[Plotting code records]
+-------+
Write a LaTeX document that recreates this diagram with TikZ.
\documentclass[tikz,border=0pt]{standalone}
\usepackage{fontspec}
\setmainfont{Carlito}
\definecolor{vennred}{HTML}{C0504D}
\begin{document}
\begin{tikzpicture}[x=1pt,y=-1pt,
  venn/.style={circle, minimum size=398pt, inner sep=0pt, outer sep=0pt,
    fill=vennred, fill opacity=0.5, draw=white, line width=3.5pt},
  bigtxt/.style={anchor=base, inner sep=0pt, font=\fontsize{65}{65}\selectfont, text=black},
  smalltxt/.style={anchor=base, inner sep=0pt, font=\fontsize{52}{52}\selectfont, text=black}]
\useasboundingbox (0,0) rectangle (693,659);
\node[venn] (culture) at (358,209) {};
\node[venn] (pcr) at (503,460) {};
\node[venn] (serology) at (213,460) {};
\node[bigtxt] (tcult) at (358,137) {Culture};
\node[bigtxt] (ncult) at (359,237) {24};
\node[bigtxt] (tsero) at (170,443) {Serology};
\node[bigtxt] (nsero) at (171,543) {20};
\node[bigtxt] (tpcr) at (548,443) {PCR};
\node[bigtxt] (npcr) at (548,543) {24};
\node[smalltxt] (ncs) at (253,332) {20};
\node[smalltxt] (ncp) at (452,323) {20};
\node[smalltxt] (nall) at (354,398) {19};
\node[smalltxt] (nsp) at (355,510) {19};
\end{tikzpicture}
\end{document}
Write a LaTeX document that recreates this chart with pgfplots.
+-------+
> _Your goal_
All of the data needs to be reproduced exactly, with no line missing.

> _Answer to this exercise_
Write a LaTeX document that recreates this diagram with TikZ.
\documentclass[tikz,border=0pt]{standalone}
\usepackage{fontspec}
\setmainfont{Carlito}
\definecolor{vennred}{HTML}{C0504D}
\begin{document}
\begin{tikzpicture}[x=1pt,y=-1pt,
  venn/.style={circle, minimum size=398pt, inner sep=0pt, outer sep=0pt,
    fill=vennred, fill opacity=0.5, draw=white, line width=3.5pt},
  bigtxt/.style={anchor=base, inner sep=0pt, font=\fontsize{65}{65}\selectfont, text=black},
  smalltxt/.style={anchor=base, inner sep=0pt, font=\fontsize{52}{52}\selectfont, text=black}]
\useasboundingbox (0,0) rectangle (693,659);
\node[venn] (culture) at (358,209) {};
\node[venn] (pcr) at (503,460) {};
\node[venn] (serology) at (213,460) {};
\node[bigtxt] (tcult) at (358,137) {Culture};
\node[bigtxt] (ncult) at (359,237) {24};
\node[bigtxt] (tsero) at (170,443) {Serology};
\node[bigtxt] (nsero) at (171,543) {20};
\node[bigtxt] (tpcr) at (548,443) {PCR};
\node[bigtxt] (npcr) at (548,543) {24};
\node[smalltxt] (ncs) at (253,332) {20};
\node[smalltxt] (ncp) at (452,323) {20};
\node[smalltxt] (nall) at (354,398) {19};
\node[smalltxt] (nsp) at (355,510) {19};
\end{tikzpicture}
\end{document}
Write a LaTeX document that recreates this chart with pgfplots.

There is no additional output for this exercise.